When I was a kid, programming meant keypunching cards. In those ancient days it was an insane effort to change even a single line of code because it meant you had to repunch the entire card (not to mention not having such a thing as "backspace").

Mistyping a keyword wasn't the trivial matter it is today with our color-coded interactive development environments, and dynamic linking and loading. Back then even the tiniest change meant having to resubmit the job and wait half an hour (or even days sometimes) because everything was batch-oriented. So my earliest coding style used variable names like i and j and x and y.

I didn't think too much about it after learning to code that way because in those antediluvian days pretty much all the books also used that style of naming variables. It was only after I started learning about structured design that I began to give it any thought.

Nowadays, decades later, I regularly name my variables numberOfRows, partialTotal, transformed3DMatrix and things like that. Why the difference?

Well with variables like i and x and so on I regularly found myself writing the following kinds of comments (here cast in terms of Java, but this was in the days of Fortran, Pascal, PL/I, Basic, Cobol, Snobol, Watfor, APL, and C):

//multiply the number of rows by the default number of columns
i = j * 15;
...

//for each pixel, transform the pixel using the new colormap
for (int k = 0; k < i; k++)
	...

Now, I'm continually looking for ways to improve my code. After reading excellent books like The Elements of Programming Style, Code Complete, Writing Efficient Code, Writing Solid Code, and so on, I realized that what I was doing was just plain stupid.

Instead, I should have been writing the following:

numPixels = numRows * 15;
...

for (int pixel = 0; pixel < numPixels; pixel++)
	...

The compiler doesn't care once it's built its symbol table, and while it may take more time to type more descriptive names, it actually takes much less time overall because:


* I don't have to write those pointless explanatory comments anymore since the meaning is clear from the code itself.
 
* I'm much less likely to make a coding error when variable names are this explicit; and that has incalculable benefit when it comes to bugs.
 
* Other programmers can follow my code much more easily, so the code is easier to share and to modify.

Since I'm on the topic of variable names, let me mention a related point that shows up in the above code snippet---it has to do with that magic number 15 that's been hardcoded into the program. This is also bad because it makes the program less flexible and because I can easily forget what the number means in the context of the code when I'm deep inside it, or when it's five months after I first wrote it. Is it the 15 that stands for the default number of columns, or is it the 15 that stands for the number of pictures to display? Oops.
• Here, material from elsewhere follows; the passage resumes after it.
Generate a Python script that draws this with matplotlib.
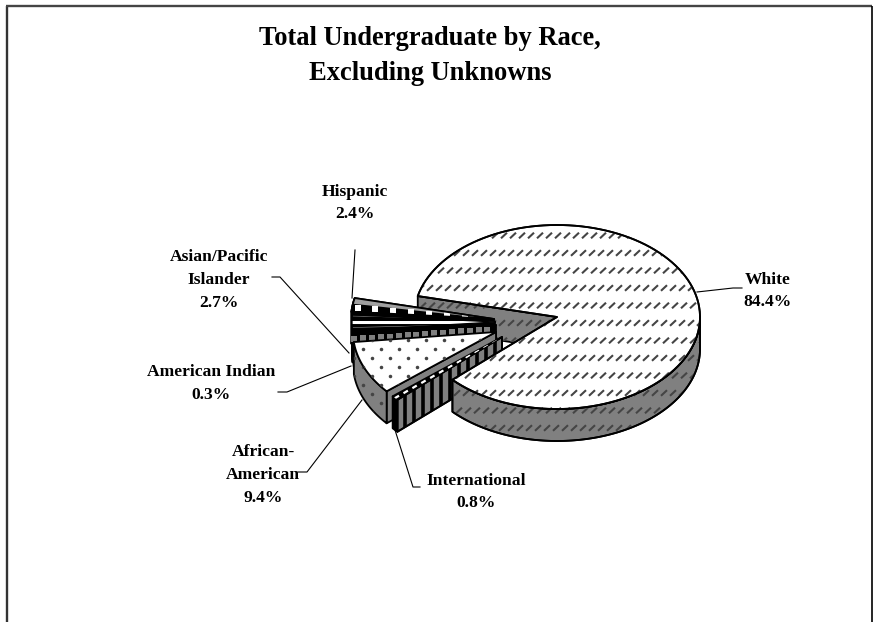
import numpy as np
import matplotlib
matplotlib.use('Agg')
import matplotlib.pyplot as plt
from matplotlib.patches import Polygon
from matplotlib.collections import LineCollection

plt.rcParams['font.family'] = ['Liberation Serif', 'DejaVu Serif']
plt.rcParams['hatch.linewidth'] = 0.5

title = 'Total Undergraduate by Race,\nExcluding Unknowns'
# order = clockwise around the pie starting at the bottom of the notch
categories = ['International', 'African-American', 'American Indian',
              'Asian/Pacific Islander', 'Hispanic', 'White']
values = [0.8, 9.4, 0.3, 2.7, 2.4, 84.4]
label_text = ['International\n0.8%', 'African-\nAmerican\n9.4%', 'American Indian\n0.3%',
              'Asian/Pacific\nIslander\n2.7%', 'Hispanic\n2.4%', 'White\n84.4%']
label_xy = [(476, 492), (263, 475), (211, 383.5), (219, 280), (355, 203), (768, 291)]
leaders = [[(395, 430), (413, 487), (420, 487)],
           [(362, 400), (307, 472), (298, 472)],
           [(351, 366), (287, 392), (278, 392)],
           [(349, 353), (280, 277), (272, 277)],
           [(352, 298), (355, 250)],
           [(697, 292), (733, 288), (742, 288)]]

# pie geometry in pixels
RX, RY, DEPTH = 143, 92, 32
START = 223
apex = {'International': (502, 337), 'African-American': (496, 332), 'American Indian': (496, 325),
        'Asian/Pacific Islander': (495, 322), 'Hispanic': (494, 319), 'White': (557, 317)}
GRAY = '#808080'
EDGE = 1.3

fig = plt.figure(figsize=(8.76, 6.22), dpi=100)
ax = fig.add_axes([0, 0, 1, 1])
ax.set_xlim(0, 876)
ax.set_ylim(622, 0)
ax.axis('off')

# slice angles from the values
angles = {}
pos = START
for c, v in zip(categories, values):
    angles[c] = (pos, pos - v * 3.6)
    pos -= v * 3.6


def arc(c, t1, t2, n=120):
    t = np.radians(np.linspace(t1, t2, n))
    return np.column_stack([c[0] + RX * np.cos(t), c[1] - RY * np.sin(t)])


def poly(pts, fc, z, ec='black', lw=EDGE, **kw):
    p = Polygon(pts, closed=True, facecolor=fc, edgecolor=ec, linewidth=lw, zorder=z,
                joinstyle='round', **kw)
    ax.add_patch(p)
    return p


def dashes(patch, z):
    # the white slice pattern: rows of short diagonal dashes
    segs = []
    for i, y in enumerate(np.arange(218, 450, 17.5)):
        for x in np.arange(400 + (i % 2) * 2, 720, 9.0):
            segs.append([(x, y + 2.8), (x + 6, y - 2.8)])
    lc = LineCollection(segs, colors='#454545', linewidths=1.5, zorder=z)
    ax.add_collection(lc)
    lc.set_clip_path(patch)


def dots(patch, z):
    xs, ys = [], []
    for i, y in enumerate(np.arange(340, 430, 9.0)):
        for x in np.arange(354 + (i % 2) * 9, 500, 18.0):
            xs.append(x)
            ys.append(y)
    sc = ax.scatter(xs, ys, s=6.5, color='#444444', linewidths=0, zorder=z)
    sc.set_clip_path(patch)


def side_quad(c, t, z, fc):
    e = arc(c, t, t, 1)[0]
    return poly([c, e, (e[0], e[1] + DEPTH), (c[0], c[1] + DEPTH)], fc, z)


def outer_side(c, t1, t2, z, fc):
    # front wall under the rim
    a = arc(c, t1, t2)
    return poly(np.vstack([a, (a + [0, DEPTH])[::-1]]), fc, z)


def top(c, t1, t2, z, fc, **kw):
    return poly(np.vstack([[c], arc(c, t1, t2)]), fc, z, **kw)


# notch wall of the white slice sits behind everything
w1, w2 = angles['White']
wc = apex['White']
p = side_quad(wc, w1, 2, GRAY)
dashes(p, 2.1)

# Hispanic
c = apex['Hispanic']
t1, t2 = angles['Hispanic']
side_quad(c, t1, 3, 'black')
outer_side(c, t1, t2, 3, 'black')
h = top(c, t1, t2, 4, 'black')
chk = Polygon(np.vstack([[c], arc(c, t2, t2 + 3.6)]), closed=True, facecolor='#a0a0a0',
              edgecolor='none', hatch='xxxxxx', zorder=4.1)
ax.add_patch(chk)
chk.set_clip_path(h)
sq_t = np.radians(t2 + 5.8)
sq_r = np.arange(0.08, 0.98, 0.126)
sq = ax.scatter(c[0] + RX * sq_r * np.cos(sq_t), c[1] - RY * sq_r * np.sin(sq_t), s=22, marker='s',
                color='white', linewidths=0, zorder=4.2)
sq.set_clip_path(h)
poly(np.vstack([[c], arc(c, t1, t2)]), 'none', 4.3)

# Asian/Pacific Islander: black top with a white band
c = apex['Asian/Pacific Islander']
t1, t2 = angles['Asian/Pacific Islander']
side_quad(c, t1, 5, 'black')
outer_side(c, 180, t1, 5, 'black')
h = top(c, t1, t2, 6, 'black')
for dy, lw, col in [(0, 2.2, 'white'), (-6, 0.4, '#999999'), (5.5, 0.4, '#999999')]:
    ln, = ax.plot([c[0] - RX, c[0]], [c[1] + dy, c[1] + dy * 0.4], color=col, lw=lw, zorder=6.1)
    ln.set_clip_path(h)
poly(np.vstack([[c], arc(c, t1, t2)]), 'none', 6.2, lw=0.9)

# American Indian: black with a row of gray squares on its wall
c = apex['American Indian']
t1, t2 = angles['American Indian']
wall = side_quad(c, t1, 7, 'black')
outer_side(c, t1, t2, 7, 'black')
top(c, t1, t2, 8, 'black')
e = arc(c, t1, t1, 1)[0]
fr = np.arange(0.06, 1.0, 0.0625)
sq = ax.scatter(c[0] + (e[0] - c[0]) * fr, c[1] + (e[1] - c[1]) * fr + 4.0, s=13, marker='s',
                color=GRAY, linewidths=0, zorder=8.1)

# African-American
c = apex['African-American']
t1, t2 = angles['African-American']
side_quad(c, t1, 9, GRAY)
s = outer_side(c, t1, t2, 9, GRAY)
dots(s, 9.1)
t = top(c, t1, t2, 10, 'white')
dots(t, 10.1)

# International: striped wall, dashed top
c = apex['International']
t1, t2 = angles['International']
wall = side_quad(c, t1, 11, GRAY)
xs = np.arange(c[0] - 106, c[0] + 2, 9.0)
st = LineCollection([[(x, 300), (x, 440)] for x in xs], colors='black', linewidths=2.6, zorder=11.1)
ax.add_collection(st)
st.set_clip_path(wall)
poly(wall.get_xy(), 'none', 11.2)
outer_side(c, t1, t2, 11.3, 'black')
h = top(c, t1, t2, 12, 'black')
mid = np.radians((t1 + t2) / 2)
fr = np.arange(0.07, 1.0, 0.083)
px = c[0] + RX * fr * np.cos(mid)
py = c[1] - RY * fr * np.sin(mid)
dl = LineCollection([[(x - 2.2, y + 1.3), (x + 2.2, y - 1.3)] for x, y in zip(px, py)],
                    colors='white', linewidths=1.6, zorder=12.1)
ax.add_collection(dl)
dl.set_clip_path(h)

# White slice in front
s = outer_side(wc, w2 + 360, 360, 14, GRAY)
dashes(s, 14.1)
poly(s.get_xy(), 'none', 14.2)
t = top(wc, w1, w2, 15, 'white')
dashes(t, 15.1)
poly(t.get_xy(), 'none', 15.2)

# frame, open at the bottom edge of the picture
ax.plot([7, 7], [6, 622], color='#333333', lw=1.7, zorder=1, solid_capstyle='butt')
ax.plot([6, 872], [6, 6], color='#444444', lw=1.7, zorder=1, solid_capstyle='butt')
ax.plot([871.5, 871.5], [6, 622], color='black', lw=1.2, zorder=1, solid_capstyle='butt')

ax.text(430, 56, title, ha='center', va='center', fontsize=19.1, fontweight='bold', linespacing=1.5)

for txt, xy, ld in zip(label_text, label_xy, leaders):
    ax.text(xy[0], xy[1], txt, ha='center', va='center', fontsize=12.6, fontweight='bold',
            linespacing=1.58, zorder=20)
    ax.plot(*zip(*ld), color='black', lw=0.8, zorder=16)

fig.savefig('out.png', dpi=100)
Nowadays I would produce something like the following:

private final static int DEFAULT_NUM_COLUMNS = 15;
...

numPixels = numRows * DEFAULT_NUM_COLUMNS;
for (int pixel = 0; pixel < numPixels; pixel++)
	...

The character count (and therefore the initial typing time) has gone up a little, but the code is much cleaner, much easier to read, and much easier to modify than the original. Further, note that the number of characters really isn't that much more when you count the silly comments the previous version needed.

This little lesson extends naturally to methods, classes, abstract classes, interfaces, and packages. Don't call your class MyClass or Display; name it descriptively: ParenthesizedExtractor, AnimationSequenceController.

A lot of our programming problems stem from the "keypuncher's assumption". We all do things a certain way because we did them that way when we first learned to code and those ways made sense to somebody at the time. Maybe it was hard to do things some other way (as in the keypunching example) or simply that that's the way you were taught, or because someone decided that it was more efficient for the machine, or whatever.

The point is that unlike almost every other discipline, good programmers can't afford to be that slack since the technology we use is changing constantly. Assumptions that were true five years ago are ancient history today. If you never reexamine why you're doing whatever it is that you're doing you're going to be ancient history right along with it.